Making security front and centre early should be a priority. Having the right governance is key here. Projects that did that benefited greatly. There is more cost in implementing this later on.
So, how does one build a secure environment? There is value in understanding the practicalities and sharing information. Dealing with data privacy was a major topic for these projects, for example. Organisations that are new to 5G and the associated use cases, might not be fully aware of how to handle data privacy with these associated systems. These testbed projects made aspects such as this visible and allowed us to capture and share the experiences and any potential solutions.
- What do the findings mean for the government, industry and any current innovation projects?

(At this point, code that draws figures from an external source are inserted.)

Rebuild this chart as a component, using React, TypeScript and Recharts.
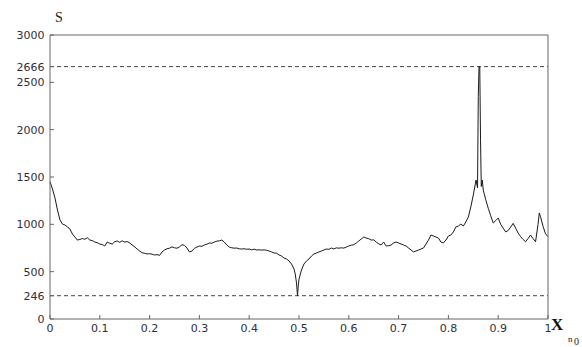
import { LineChart, Line, XAxis, YAxis, ReferenceLine } from 'recharts';

// position along the segment (x_n0) and the measured S value
const xValues = [
  0, 0.005, 0.01, 0.015, 0.02, 0.025, 0.03, 0.035, 0.04, 0.045,
  0.05, 0.055, 0.06, 0.065, 0.07, 0.075, 0.08, 0.085, 0.09, 0.095,
  0.1, 0.105, 0.11, 0.115, 0.12, 0.125, 0.13, 0.135, 0.14, 0.145,
  0.15, 0.155, 0.16, 0.165, 0.17, 0.175, 0.18, 0.185, 0.19, 0.195,
  0.2, 0.205, 0.21, 0.215, 0.22, 0.225, 0.23, 0.235, 0.24, 0.245,
  0.25, 0.255, 0.26, 0.265, 0.27, 0.275, 0.28, 0.285, 0.29, 0.295,
  0.3, 0.305, 0.31, 0.315, 0.32, 0.325, 0.33, 0.335, 0.34, 0.345,
  0.35, 0.355, 0.36, 0.365, 0.37, 0.375, 0.38, 0.385, 0.39, 0.395,
  0.4, 0.405, 0.41, 0.415, 0.42, 0.425, 0.43, 0.435, 0.44, 0.445,
  0.45, 0.455, 0.46, 0.465, 0.47, 0.475, 0.48, 0.485, 0.49, 0.4925,
  0.495, 0.497, 0.4985, 0.5, 0.505, 0.51, 0.515, 0.52, 0.525, 0.53,
  0.535, 0.54, 0.545, 0.55, 0.555, 0.56, 0.565, 0.57, 0.575, 0.58,
  0.585, 0.59, 0.595, 0.6, 0.605, 0.61, 0.615, 0.62, 0.625, 0.63,
  0.635, 0.64, 0.645, 0.65, 0.655, 0.66, 0.665, 0.67, 0.675, 0.68,
  0.685, 0.69, 0.695, 0.7, 0.705, 0.71, 0.715, 0.72, 0.725, 0.73,
  0.735, 0.74, 0.745, 0.75, 0.755, 0.76, 0.765, 0.77, 0.775, 0.78,
  0.785, 0.79, 0.795, 0.8, 0.805, 0.81, 0.815, 0.82, 0.825, 0.83,
  0.835, 0.84, 0.845, 0.85, 0.8555, 0.8585, 0.86, 0.8615, 0.863, 0.8645,
  0.866, 0.868, 0.87, 0.875, 0.88, 0.885, 0.89, 0.895, 0.9, 0.905,
  0.91, 0.915, 0.92, 0.925, 0.93, 0.935, 0.94, 0.945, 0.95, 0.955,
  0.96, 0.965, 0.97, 0.975, 0.98, 0.9825, 0.985, 0.99, 0.995, 1,
];

const sValues = [
  1450, 1373, 1278, 1151, 1046, 1003, 993, 972, 951, 898,
  866, 834, 840, 850, 842, 858, 834, 828, 813, 806,
  792, 786, 771, 813, 800, 792, 816, 824, 810, 826,
  812, 818, 803, 782, 762, 739, 718, 700, 694, 687,
  690, 684, 676, 680, 672, 708, 729, 742, 748, 762,
  752, 748, 762, 784, 778, 750, 708, 718, 746, 760,
  771, 768, 782, 790, 803, 800, 813, 822, 826, 834,
  813, 782, 760, 752, 748, 750, 741, 739, 742, 737,
  739, 730, 738, 729, 731, 728, 730, 726, 718, 708,
  697, 695, 676, 665, 644, 634, 613, 581, 528, 475,
  380, 246, 349, 422, 518, 581, 613, 634, 665, 687,
  697, 708, 718, 729, 739, 736, 750, 740, 751, 748,
  752, 749, 760, 771, 780, 784, 803, 824, 845, 866,
  855, 848, 834, 836, 813, 794, 782, 813, 771, 774,
  782, 803, 813, 803, 792, 782, 771, 750, 729, 708,
  718, 729, 739, 750, 792, 834, 887, 877, 866, 855,
  813, 803, 834, 877, 887, 919, 972, 982, 1003, 982,
  1025, 1077, 1183, 1310, 1468, 1384, 2350, 2666, 2666, 1900,
  1400, 1468, 1362, 1260, 1170, 1090, 1014, 1040, 1067, 1000,
  960, 920, 935, 970, 1010, 960, 908, 870, 840, 816,
  850, 887, 850, 816, 1000, 1120, 1080, 980, 900, 870,
];

const xTicks = [0, 0.1, 0.2, 0.3, 0.4, 0.5, 0.6, 0.7, 0.8, 0.9, 1];
const yTicks = [0, 246, 500, 1000, 1500, 2000, 2500, 2666, 3000];
const frameTicks = [0, 500, 1000, 1500, 2000, 2500, 3000];
const markedLevels = [2666, 246];

const data = xValues.map((x, i) => ({ x, s: sValues[i] }));

const tickFont = { fontSize: 11, fill: '#2e2e3e', fontFamily: 'DejaVu Sans' };
const frame = { stroke: '#666', strokeWidth: 1 };

export default function App() {
  return (
    <div style={{ position: 'absolute', left: 0, top: 0, width: 582, height: 347, background: '#fff' }}>
      <LineChart
        width={582}
        height={347}
        data={data}
        margin={{ top: 34, right: 33, bottom: 27, left: 49 }}
      >
        <XAxis
          dataKey="x"
          type="number"
          domain={[0, 1]}
          ticks={xTicks}
          interval={0}
          tickFormatter={(v) => String(v)}
          height={1}
          tickSize={-4}
          tickMargin={9.5}
          axisLine={frame}
          tickLine={frame}
          tick={tickFont}
        />
        <XAxis
          xAxisId="top"
          orientation="top"
          type="number"
          domain={[0, 1]}
          ticks={xTicks}
          interval={0}
          height={1}
          tickSize={-4}
          axisLine={frame}
          tickLine={frame}
          tick={false}
        />
        <YAxis
          type="number"
          domain={[0, 3000]}
          ticks={yTicks}
          interval={0}
          width={1}
          tickSize={-4}
          tickMargin={9.5}
          axisLine={frame}
          tickLine={frame}
          tick={tickFont}
        />
        <YAxis
          yAxisId="right"
          orientation="right"
          type="number"
          domain={[0, 3000]}
          ticks={frameTicks}
          interval={0}
          width={1}
          tickSize={-4}
          axisLine={frame}
          tickLine={frame}
          tick={false}
        />
        {markedLevels.map((level) => (
          <ReferenceLine key={level} y={level} stroke="#444" strokeDasharray="4 3" />
        ))}
        <Line
          type="linear"
          dataKey="s"
          stroke="#1a1a1a"
          strokeWidth={1}
          dot={false}
          isAnimationActive={false}
        />
      </LineChart>
      <svg
        width={582}
        height={347}
        style={{ position: 'absolute', left: 0, top: 0, pointerEvents: 'none' }}
      >
        <text x={55} y={22} fontSize={14} fontFamily="Liberation Serif" fill="#222">S</text>
        <text x={551} y={330} fontSize={17} fontWeight="bold" fontFamily="Liberation Serif" fill="#111">X</text>
        <text x={568} y={342} fontSize={9} fontFamily="Liberation Serif" fill="#222">n</text>
        <text x={574} y={345} fontSize={10} fontFamily="Liberation Serif" fill="#222">0</text>
      </svg>
    </div>
  );
}
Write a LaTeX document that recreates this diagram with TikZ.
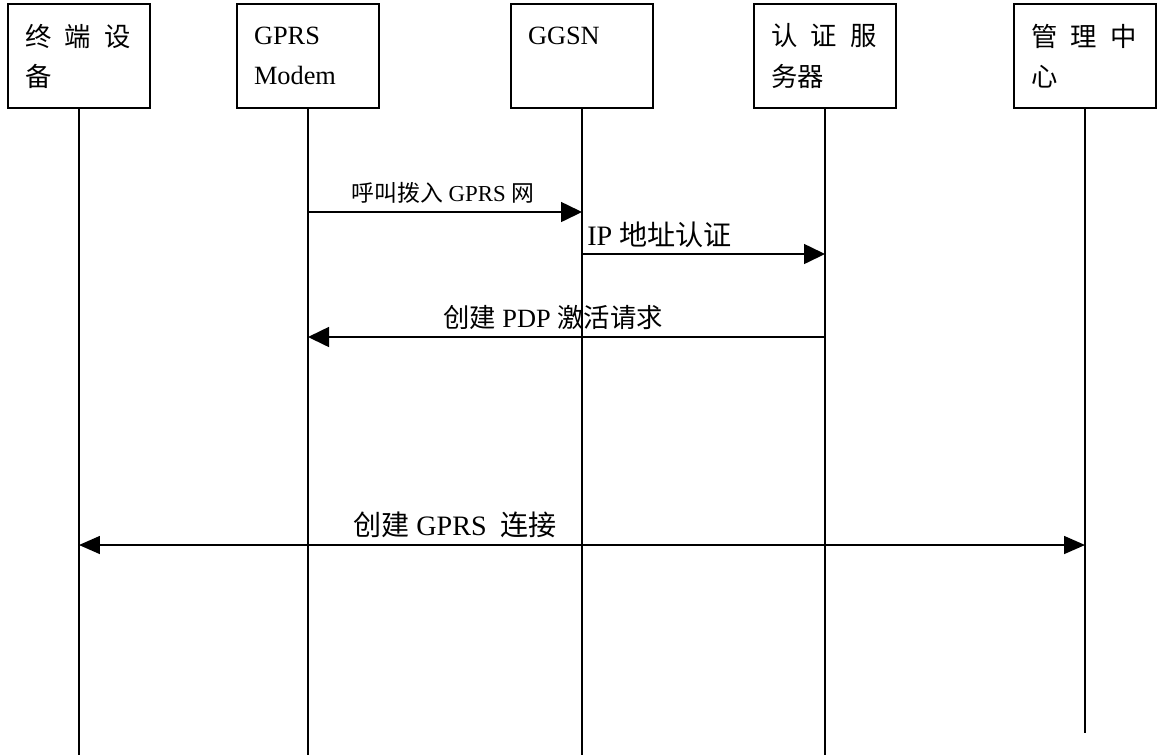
\documentclass[tikz,border=0pt]{standalone}
\usepackage{fontspec}
\setmainfont{Liberation Serif}
\newfontfamily\cjk{Noto Sans CJK SC}
\usetikzlibrary{arrows.meta}

\begin{document}
\begin{tikzpicture}[x=0.02cm, y=-0.02cm,
		every node/.style={font=\fontsize{15}{22.8}\selectfont, inner sep=0pt},
		box/.style={draw, line width=0.7pt, minimum width=2.84cm, minimum height=2.08cm, text width=2.16cm, inner xsep=0.34cm, align=left},
		life/.style={line width=0.8pt},
		msg/.style={line width=0.9pt, -{Triangle[length=0.42cm, width=0.4cm]}},
		both/.style={line width=0.9pt, {Triangle[length=0.42cm, width=0.36cm]}-{Triangle[length=0.42cm, width=0.36cm]}},
		small/.style={font=\fontsize{13}{16}\selectfont},
		big/.style={font=\fontsize{16}{20}\selectfont}
	]
	\useasboundingbox (0,0) rectangle (1159,755);

	\node[box] (term) at (79,56) {{\cjk 终\enspace 端\enspace 设}\\{\cjk 备}};
	\node[box] (modem) at (308,56) {GPRS\\Modem};
	\node[box] (ggsn) at (582,56) {GGSN\\~};
	\node[box] (auth) at (825,56) {{\cjk 认\enspace 证\enspace 服}\\{\cjk 务器}};
	\node[box] (mgmt) at (1085,56) {{\cjk 管\enspace 理\enspace 中}\\{\cjk 心}};

	% lifelines
	\foreach \n/\e in {term/755, modem/755, ggsn/755, auth/755, mgmt/733}
		\draw[life] (\n.south) -- (\n.south |- 0,\e);

	\draw[msg] (modem |- 0,212) -- (ggsn |- 0,212);
	\node[small, anchor=base] (dial) at (443,201) {{\cjk 呼叫拨入} GPRS {\cjk 网}};

	\draw[msg] (ggsn |- 0,254) -- (auth |- 0,254);
	\node[big, anchor=base west] (ipauth) at (587,245) {IP {\cjk 地址认证}};

	\draw[msg] (auth |- 0,337) -- (modem |- 0,337);
	\node[anchor=base] (pdp) at (553,327) {{\cjk 创建} PDP {\cjk 激活请求}};

	\draw[both] (term |- 0,545) -- (mgmt |- 0,545);
	\node[big, anchor=base] (conn) at (455,535) {{\cjk 创建} GPRS\ \ {\cjk 连接}};
\end{tikzpicture}
\end{document}
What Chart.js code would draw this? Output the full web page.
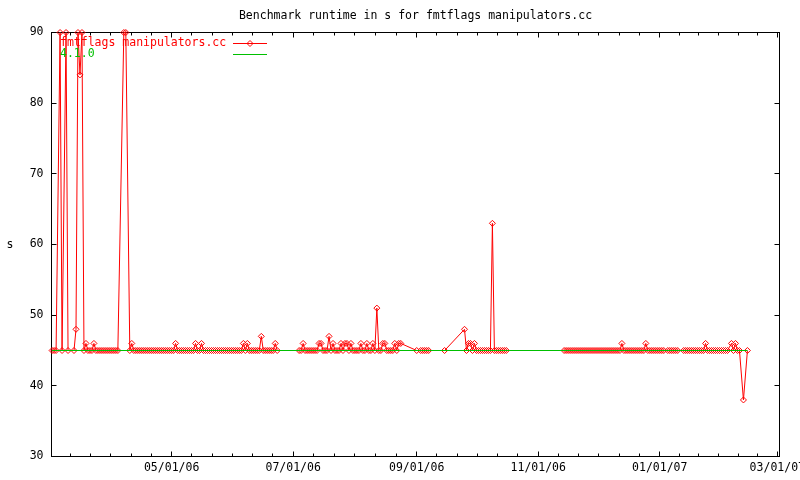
<!DOCTYPE html>
<html>
<head>
<meta charset="utf-8">
<title>Benchmark runtime in s for fmtflags manipulators.cc</title>
<script src="https://cdn.jsdelivr.net/npm/chart.js@4.4.0/dist/chart.umd.min.js"></script>
<style>
  html, body { margin: 0; padding: 0; background: #fff; }
  canvas { display: block; }
</style>
</head>
<body>
<canvas id="runtimeChart" width="800" height="480"></canvas>
<script>
const titleText = "Benchmark runtime in s for fmtflags manipulators.cc";
const seriesLabel = "fmtflags manipulators.cc";
const baselineLabel = "4.1.0";
const yAxisLabel = "s";

// x values are days counted from 03/01/06
const runDays = [
  1, 2, 3, 5, 6, 8, 9, 12, 13, 14, 15, 16, 17, 18, 19, 20, 21, 22,
  23, 24, 25, 26, 27, 28, 29, 30, 31, 32, 33, 34, 37, 38, 40, 41,
  42, 43, 44, 45, 46, 47, 48, 49, 50, 51,
  52, 53, 54, 55, 56, 57, 58, 59, 60, 61,
  62, 63, 64, 65, 66, 67, 68, 69, 70, 71,
  72, 73, 74, 75, 76, 77, 78, 79, 80, 81,
  82, 83, 84, 85, 86, 87, 88, 89, 90, 91,
  92, 93, 94, 95, 96, 97, 98, 99, 100, 101,
  102, 103, 104, 105, 106, 107, 108, 109, 110, 111,
  112, 113, 114,
  125, 126, 127, 128, 129, 130, 131, 132, 133, 134,
  135, 136, 137, 138, 139, 140, 141, 142, 143, 144,
  145, 146, 147, 148, 149, 150, 151, 152, 153, 154,
  155, 156, 157, 158, 159, 160, 161, 162, 163, 164,
  165, 166, 167, 168, 169, 170, 171, 172, 173, 174,
  175, 176,
  184, 186, 187, 188, 189, 190, 198, 208,
  209, 210, 211, 212, 213, 214, 215, 216, 217, 218,
  219, 220, 221, 222, 223, 224, 225, 226, 227, 228,
  229,
  258, 259, 260, 261, 262, 263, 264, 265, 266, 267,
  268, 269, 270, 271, 272, 273, 274, 275, 276, 277,
  278, 279, 280, 281, 282, 283, 284, 285, 286, 287,
  288, 289, 290, 291, 292, 293, 294, 295, 296, 297,
  298, 299, 300, 301, 302, 303, 304, 305, 306, 307,
  308, 310, 311, 312, 313, 314, 315,
  318, 319, 320, 321, 322, 323, 324, 325, 326, 327,
  328, 329, 330, 331, 332, 333, 334, 335, 336, 337,
  338, 339, 340, 342, 343, 344, 345, 346, 348, 350
];

const runSeconds = [
  45, 45, 45, 90, 45, 90, 45, 45, 48, 90, 84, 90, 45, 46, 45, 45, 45, 46,
  45, 45, 45, 45, 45, 45, 45, 45, 45, 45, 45, 45, 90, 90, 45, 46,
  45, 45, 45, 45, 45, 45, 45, 45, 45, 45,
  45, 45, 45, 45, 45, 45, 45, 45, 45, 45,
  45, 46, 45, 45, 45, 45, 45, 45, 45, 45,
  45, 46, 45, 45, 46, 45, 45, 45, 45, 45,
  45, 45, 45, 45, 45, 45, 45, 45, 45, 45,
  45, 45, 45, 45, 45, 46, 45, 46, 45, 45,
  45, 45, 45, 45, 47, 45, 45, 45, 45, 45,
  45, 46, 45,
  45, 45, 46, 45, 45, 45, 45, 45, 45, 45,
  46, 46, 45, 45, 45, 47, 45, 46, 45, 45,
  45, 46, 45, 46, 46, 45, 46, 45, 45, 45,
  45, 46, 45, 45, 46, 45, 45, 46, 45, 51,
  45, 45, 46, 46, 45, 45, 45, 45, 46, 45,
  46, 46,
  45, 45, 45, 45, 45, 45, 45, 48,
  45, 46, 46, 45, 46, 45, 45, 45, 45, 45,
  45, 45, 45, 63, 45, 45, 45, 45, 45, 45,
  45,
  45, 45, 45, 45, 45, 45, 45, 45, 45, 45,
  45, 45, 45, 45, 45, 45, 45, 45, 45, 45,
  45, 45, 45, 45, 45, 45, 45, 45, 45, 46,
  45, 45, 45, 45, 45, 45, 45, 45, 45, 45,
  45, 46, 45, 45, 45, 45, 45, 45, 45, 45,
  45, 45, 45, 45, 45, 45, 45,
  45, 45, 45, 45, 45, 45, 45, 45, 45, 45,
  45, 46, 45, 45, 45, 45, 45, 45, 45, 45,
  45, 45, 45, 46, 45, 46, 45, 45, 38, 45
];

// 4.1.0 reference run, flat across the whole period
const baselineDays = [1, 350];
const baselineSeconds = [45, 45];

const tickDays = [61, 122, 184, 245, 306, 365];
const tickLabels = ["05/01/06", "07/01/06", "09/01/06", "11/01/06", "01/01/07", "03/01/07"];

const RED = "#ff0000";
const GREEN = "#00c000";
const FONT_FAMILY = "'DejaVu Sans Mono', monospace";
const FONT_SIZE = 11.5;
const MAJOR_TIC = 5;
const MINOR_TIC = 3;

function toPoints(days, values) {
  return days.map((d, i) => ({ x: d, y: values[i] }));
}

// gnuplot style box: full border, tics pointing inwards and mirrored
const framePlugin = {
  id: "frame",
  beforeDatasetsDraw(chart) {
    const { ctx, chartArea: area, scales } = chart;
    const xs = scales.x;
    const ys = scales.y;

    const minor = [];
    for (let i = 0; i < tickDays.length - 1; i++) {
      const step = (tickDays[i + 1] - tickDays[i]) / 6;
      for (let k = 1; k < 6; k++) minor.push(tickDays[i] + k * step);
    }
    const firstStep = (tickDays[1] - tickDays[0]) / 6;
    for (let v = tickDays[0] - firstStep; v > xs.min; v -= firstStep) minor.push(v);
    const n = tickDays.length;
    const lastStep = (tickDays[n - 1] - tickDays[n - 2]) / 6;
    for (let v = tickDays[n - 1] + lastStep; v < xs.max; v += lastStep) minor.push(v);

    ctx.save();
    ctx.strokeStyle = "#000";
    ctx.lineWidth = 1;
    ctx.beginPath();

    ys.ticks.forEach((t) => {
      const py = Math.round(ys.getPixelForValue(t.value) - 0.5) + 0.5;
      ctx.moveTo(area.left, py);
      ctx.lineTo(area.left + MAJOR_TIC, py);
      ctx.moveTo(area.right, py);
      ctx.lineTo(area.right - MAJOR_TIC, py);
    });

    const xTic = (v, len) => {
      const px = Math.round(xs.getPixelForValue(v) - 0.5) + 0.5;
      ctx.moveTo(px, area.bottom);
      ctx.lineTo(px, area.bottom - len);
      ctx.moveTo(px, area.top);
      ctx.lineTo(px, area.top + len);
    };
    tickDays.forEach((v) => xTic(v, MAJOR_TIC));
    minor.forEach((v) => xTic(v, MINOR_TIC));

    ctx.stroke();
    ctx.strokeRect(area.left, area.top, area.right - area.left, area.bottom - area.top);
    ctx.restore();
  }
};

// title, axis label and the key in the top left corner
const textPlugin = {
  id: "gnuplotText",
  afterDatasetsDraw(chart) {
    const { ctx, chartArea: area } = chart;
    ctx.save();
    ctx.font = FONT_SIZE + "px " + FONT_FAMILY;
    ctx.textBaseline = "middle";

    ctx.fillStyle = "#000";
    ctx.textAlign = "center";
    ctx.fillText(titleText, (area.left + area.right) / 2, 16);
    ctx.fillText(yAxisLabel, 10, 245);

    ctx.textAlign = "left";
    const keyRows = [43, 54];
    chart.data.datasets.forEach((ds, i) => {
      const y = keyRows[i] + 0.5;
      ctx.fillStyle = ds.borderColor;
      ctx.fillText(ds.label, 60, keyRows[i]);
      ctx.strokeStyle = ds.borderColor;
      ctx.lineWidth = 1;
      ctx.beginPath();
      ctx.moveTo(233, y);
      ctx.lineTo(267, y);
      ctx.stroke();
      if (ds.pointRadius > 0) {
        const r = ds.pointRadius;
        ctx.beginPath();
        ctx.moveTo(250, y - r);
        ctx.lineTo(250 + r, y);
        ctx.lineTo(250, y + r);
        ctx.lineTo(250 - r, y);
        ctx.closePath();
        ctx.stroke();
      }
    });
    ctx.restore();
  }
};

function renderRuntimeChart() {
  const ctx = document.getElementById("runtimeChart");
  const tickFont = { family: FONT_FAMILY, size: FONT_SIZE };

  new Chart(ctx, {
    type: "line",
    data: {
      datasets: [
        {
          label: seriesLabel,
          data: toPoints(runDays, runSeconds),
          borderColor: RED,
          borderWidth: 1,
          tension: 0,
          pointStyle: "rectRot",
          pointRadius: 3,
          pointBorderWidth: 1,
          pointBorderColor: RED,
          pointBackgroundColor: "rgba(0,0,0,0)",
          clip: false,
          order: 1
        },
        {
          label: baselineLabel,
          data: toPoints(baselineDays, baselineSeconds),
          borderColor: GREEN,
          borderWidth: 1,
          pointRadius: 0,
          clip: false,
          order: 0
        }
      ]
    },
    options: {
      responsive: false,
      animation: false,
      events: [],
      layout: { padding: { top: 32.5, right: 20.5, left: 0, bottom: 0 } },
      plugins: {
        legend: { display: false },
        title: { display: false },
        tooltip: { enabled: false }
      },
      scales: {
        x: {
          type: "linear",
          min: 0.7,
          max: 366.1,
          afterBuildTicks: (scale) => {
            scale.ticks = tickDays.map((v) => ({ value: v }));
          },
          afterFit: (scale) => {
            scale.height = 23.5;
            scale.paddingLeft = 0;
            scale.paddingRight = 0;
          },
          ticks: {
            autoSkip: false,
            maxRotation: 0,
            padding: 4.5,
            color: "#000",
            font: tickFont,
            callback: (value, index) => tickLabels[index]
          },
          grid: { display: false, drawTicks: false },
          border: { display: false }
        },
        y: {
          min: 30,
          max: 90,
          afterFit: (scale) => {
            scale.width = 51.5;
            scale.paddingTop = 0;
            scale.paddingBottom = 0;
          },
          ticks: {
            stepSize: 10,
            padding: 8,
            color: "#000",
            font: tickFont
          },
          grid: { display: false, drawTicks: false },
          border: { display: false }
        }
      }
    },
    plugins: [framePlugin, textPlugin]
  });
}

document.addEventListener("DOMContentLoaded", () => {
  renderRuntimeChart();
});
</script>
</body>
</html>
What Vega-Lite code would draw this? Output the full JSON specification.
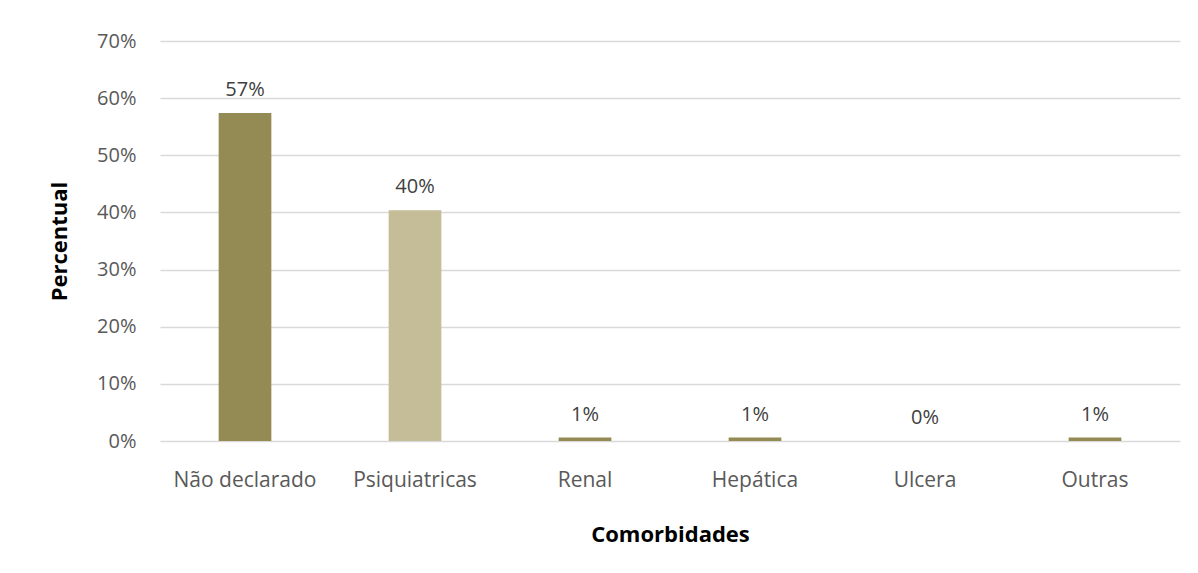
{
  "$schema": "https://vega.github.io/schema/vega-lite/v6.json",
  "autosize": {"type": "none"},
  "width": 1020,
  "height": 400,
  "padding": {"left": 160, "top": 41, "right": 18, "bottom": 132},
  "background": "white",
  "config": {
    "view": {"stroke": null},
    "font": "Open Sans"
  },
  "data": {
    "values": [
      {"categoria": "Não declarado", "percentual": 0.574, "grupo": "a"},
      {"categoria": "Psiquiatricas", "percentual": 0.404, "grupo": "b"},
      {"categoria": "Renal", "percentual": 0.006, "grupo": "a"},
      {"categoria": "Hepática", "percentual": 0.006, "grupo": "a"},
      {"categoria": "Ulcera", "percentual": 0.0, "grupo": "a"},
      {"categoria": "Outras", "percentual": 0.006, "grupo": "a"}
    ]
  },
  "encoding": {
    "x": {
      "field": "categoria",
      "type": "nominal",
      "sort": null,
      "scale": {"paddingInner": 0.69, "paddingOuter": 0.345},
      "axis": {
        "title": "Comorbidades",
        "titleFont": "Open Sans",
        "titleFontSize": 22,
        "titleFontWeight": "bold",
        "titleColor": "#000000",
        "titlePadding": 34,
        "labelAngle": 0,
        "labelFont": "Open Sans",
        "labelFontSize": 21,
        "labelColor": "#595959",
        "labelPadding": 28,
        "ticks": false,
        "domain": false,
        "grid": false
      }
    },
    "y": {
      "field": "percentual",
      "type": "quantitative",
      "scale": {"domain": [0, 0.7], "nice": false},
      "axis": {
        "title": "Percentual",
        "titleFont": "Open Sans",
        "titleFontSize": 22,
        "titleFontWeight": "bold",
        "titleColor": "#000000",
        "titlePadding": 25,
        "format": ".0%",
        "values": [0, 0.1, 0.2, 0.3, 0.4, 0.5, 0.6, 0.7],
        "labelFont": "Open Sans",
        "labelFontSize": 20,
        "labelColor": "#595959",
        "labelPadding": 24,
        "ticks": false,
        "domain": false,
        "grid": true,
        "gridColor": "#D9D9D9",
        "gridWidth": 1.3
      }
    }
  },
  "layer": [
    {
      "mark": {"type": "bar"},
      "encoding": {
        "color": {
          "field": "grupo",
          "type": "nominal",
          "scale": {"domain": ["a", "b"], "range": ["#948A54", "#C4BD97"]},
          "legend": null
        }
      }
    },
    {
      "mark": {"type": "text", "dy": -13, "fontSize": 20, "color": "#404040", "font": "Open Sans", "baseline": "bottom"},
      "encoding": {
        "text": {"field": "percentual", "type": "quantitative", "format": ".0%"}
      }
    }
  ]
}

Fundamentally, it is about building up the confidence of security within 5G ecosystem. I distinctly remember the fog around how to build a secure 5G network: where do we start? At the end of this piece of work, which is covered by the reassurances of the report, the path is clearer. This is the value of running testbed environments and exploring security challenges. By doing this, we are supporting the securing of 5G networks. There is a long list of lessons learned and it’s great to know where gaps have been closed and new questions have arisen (for example, one of the recommendations was the need for stronger guidance for secure private networks). This has been fed back into government and will impact future initiatives, with DSIT already having run the Call for Information on the uses and security of Private Telecommunications Networks within the UK.
- What is the one thing you’d like people to know about security?
Fundamentally, it’s important to have confidence in the security you apply to your networks and organisation. It is therefore vital to continue these explorations. Government-funded programmes such as 5GTT, FRANC, FONRC and ONE are fantastic for that and provide this welcome opportunity to test real-world situations to build evidence that supports the efficacy of security practices and applications in technology. This is a value that is highlighted by NCSC’s CTO Ollie Whitehouse in his blog post Landing at the NCSC (glad I brought my towel). Thankfully, the appetite for understanding security in 5G is rapidly increasing. The more we learn, the stronger the ecosystem will get. It’s very easy to focus on a product security and perhaps not think about the wider picture. But we need to question things such as who is involved with a solution and where our information is being stored, It’s not just about the technology but the people and the processes around the tech. Security from the outset is absolutely crucial.